Jeff Fillegar (12:12):
Sure. Thanks for having me on today. So I’ve worked the booth with Ryan and our other peers all this weekend. I would say that one of the more common themes voting upon everything that’s been mentioned so far, but the more common ask is, “Yes! Okay! We’re planning to go to C4C, SAPs Customer for Cloud or our traditional call center application. Now it’s going to be in the cloud. Our traditional on-prem SAP UI clients are now going to be in the cloud or in our private cloud. And now we’re going to be responsible for taking monthly patches from SAP. We’re not going to have full control over the environment. How do we maintain that and lower the risk so that our end users, our end users being our internal clients and then our external customers, people that go out and we’re all residential commercial utilities customers on here and people listening, right?

(13:01):
So you go out to your energy company.com and pay your bill, or if you call in and you want some information, that individual answering that call is going to be using SAP software. So how do you ensure that the applications under test, once they’re in production, it’ll work as expected? And really the only answer is: through automation. Tthrough test automation with the vast amount of business processes and permutations that you would have to, just in a simple regression test, have to do. There’s no way that some of our large utility customers could do this in a manual effort. Going to the point about the seven [*months] early. So I worked on that project extensively for three years and that was the only way that they were able to go into production earlier seven months than planned was through automation. Once they had their core set of scenarios like, “Hey, I want to move in, I want to move out, I want to pay my bill, I want to change my address.”

(13:53):
All the core scenarios that we would all use as a utility customer, once we had all of those foundational test cases automated, that allowed them to move at hyper speed because then now they’re only testing what’s being changed now. And they were able to understand that by using one of the solutions that we have called change impact analysis that says, “Hey, well this is the list of items that’s going to be changed and this is what’s going to be impacted on SAP and all the other downstream systems.” So then they could just focus on validating the new requirements are being implemented and then just run the regression test based on what was being affected with the change.
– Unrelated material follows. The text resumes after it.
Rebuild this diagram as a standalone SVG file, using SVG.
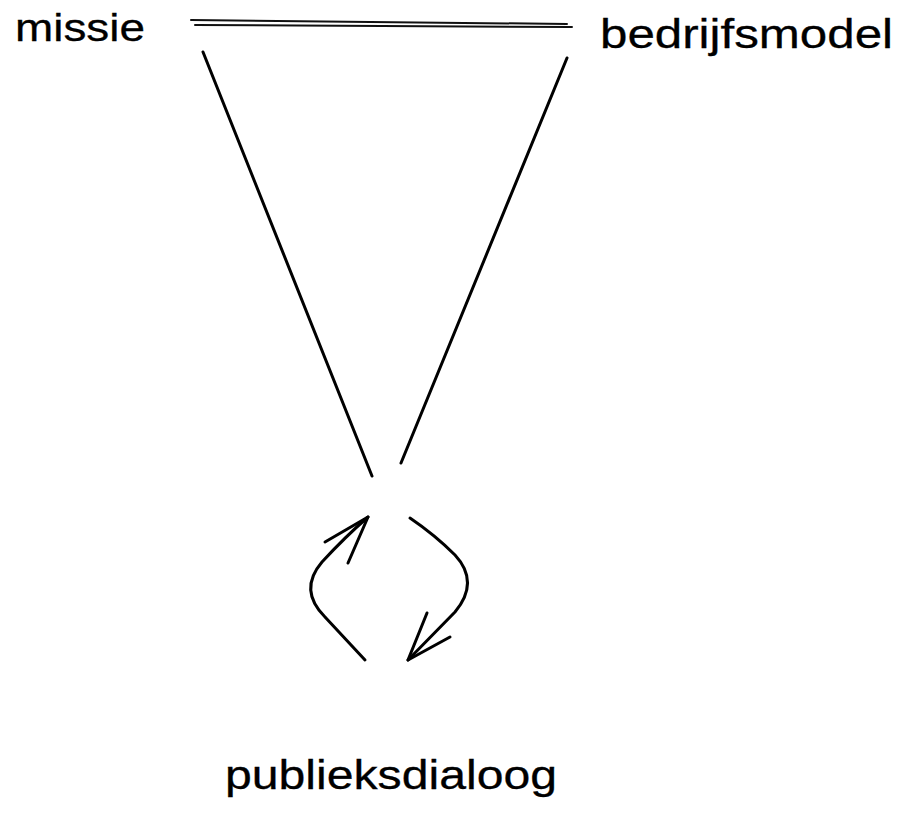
<svg xmlns="http://www.w3.org/2000/svg" width="913" height="817" viewBox="0 0 913 817">
<style>
.lbl{font-family:"Liberation Sans","DejaVu Sans",sans-serif;fill:#000000;stroke:#000000;stroke-width:0.3;}
.ln{fill:none;stroke:#000000;stroke-width:3;stroke-linecap:round;stroke-linejoin:round;}
.thin{fill:none;stroke:#111111;stroke-width:2;stroke-linecap:round;}
</style>
<rect width="913" height="817" fill="#ffffff"/>
<g id="node-missie">
<text class="lbl" x="15" y="41" font-size="38" textLength="130" lengthAdjust="spacingAndGlyphs">missie</text>
</g>
<g id="node-bedrijfsmodel">
<text class="lbl" x="600" y="48" font-size="40" textLength="293" lengthAdjust="spacingAndGlyphs">bedrijfsmodel</text>
</g>
<g id="node-publieksdialoog">
<text class="lbl" x="225" y="789" font-size="40" textLength="332" lengthAdjust="spacingAndGlyphs">publieksdialoog</text>
</g>
<g id="connectors">
<path class="thin" d="M191 20 L567 24"/>
<path class="thin" d="M195 25 L572 27"/>
<path class="ln" d="M203 52 L372 476"/>
<path class="ln" d="M567 58 L401 463"/>
<path class="ln" d="M365 660 L325 617 Q298 590 322 562 Q345 537 368 517"/>
<path class="ln" d="M368 517 L325 542 M368 517 L348 563"/>
<path class="ln" d="M410 518 Q435 535 455 555 Q480 582 455 612 L408 660"/>
<path class="ln" d="M408 660 L427 613 M408 660 L450 637"/>
</g>
</svg>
So that’s how do we get there and how do we get there faster? It’s through test automation with a combination of change intelligence.

Michael Larsen (14:39):
So if I can have one kind of wrap up, we always like to look at this from the perspective of what’s the elevator pitch or what’s one thing that orgs who are trying to move from client server to the cloud and improve their testing. What could we tell them? And anybody who wants to answer, what’s that one fundamental thing from the conference or from your interactions that you could say, we could really do this?

Jeff Fillegar (15:01):
I’ll take a stab at it. Because it’s utilities focused, the common or core business processes are very similar, irrespective of whether it’s a super large publicly traded company or a co-op in Texas, as an example. Someone’s going to have to sign up for your utility service, they moved into a new house or an apartment, and then they’re going to pay their bill and then maybe a year later they change, they move to another apartment or buy a house and they change their address. So it’s common. So that means that everyone here is going to be dealing with the same business process and everyone can speak the same language. So that means that you’re not alone. And so if you’re having these challenges with going through planning and what should we implement first? What should we test first? What should we deploy first? The combination of Qualitest and Tricentis… we’ve done this before. We’re actively doing it now. And for those that did visit the booth and were interested in more information, we provided that… I’m sure you guys are going to provide how your listeners can get ahold of Qualitest and Tricentis, I would say, to summarize, you’re not alone. We’ve done this before and we’ve got solutions to help you get there faster and maintain your systems.

Matthew Heusser (16:05):
So I should probably close out. But the other thing that I heard, I also heard from Jeff, and we’ve been hearing it more lately, especially on the Qualitest side. We’ve always done, “What’s going to change impact analysis?” but we did it with spreadsheets, we did it by hand, we did it in meetings. What’s happening now is two things. One, the applications are becoming more distributed. So your change impact analysis, we really do think only this API was impacted. Only these five. This constellation. And the other thing is that the tools are starting to emerge towards to become automated where you can do analysis. Now, depending on your company, you might still want to have a human being look at that and say, “Ehhh! I don’t think so” or some companies do it all the way end-to-end and have the portion of regression checking that is automated can just run based on a predictive algorithm based on what changed and what it thinks was impacted. And I’m skeptical of that, but we’ve seen significant success. So I want to give it some credit. I think that’s the new idea that I was hearing here, but with that I think we’ll call it a day. I hope you like the new format. If you don’t, send us a note, we don’t have to do it again, but it felt a little faster and fun, so we wanted to give it a try. Thanks everybody for coming and we’ll be seeing you soon. Bye-Bye.

Michael Larsen (17:19):
Thanks everybody. Thanks for joining us.

Matthew Heusser (17:21):
Thank everybody.

Rick Lesley (17:21):
Thanks.

Kevin Flynn (17:21):
Thanks, everyone!

Jeff Fillegar (17:21):
Thanks.

Ryan Williams (17:22):
Appreciate you guys attending, listening in. Bye guys.

Michael Larsen (OUTRO):
That concludes this episode of the Testing Show.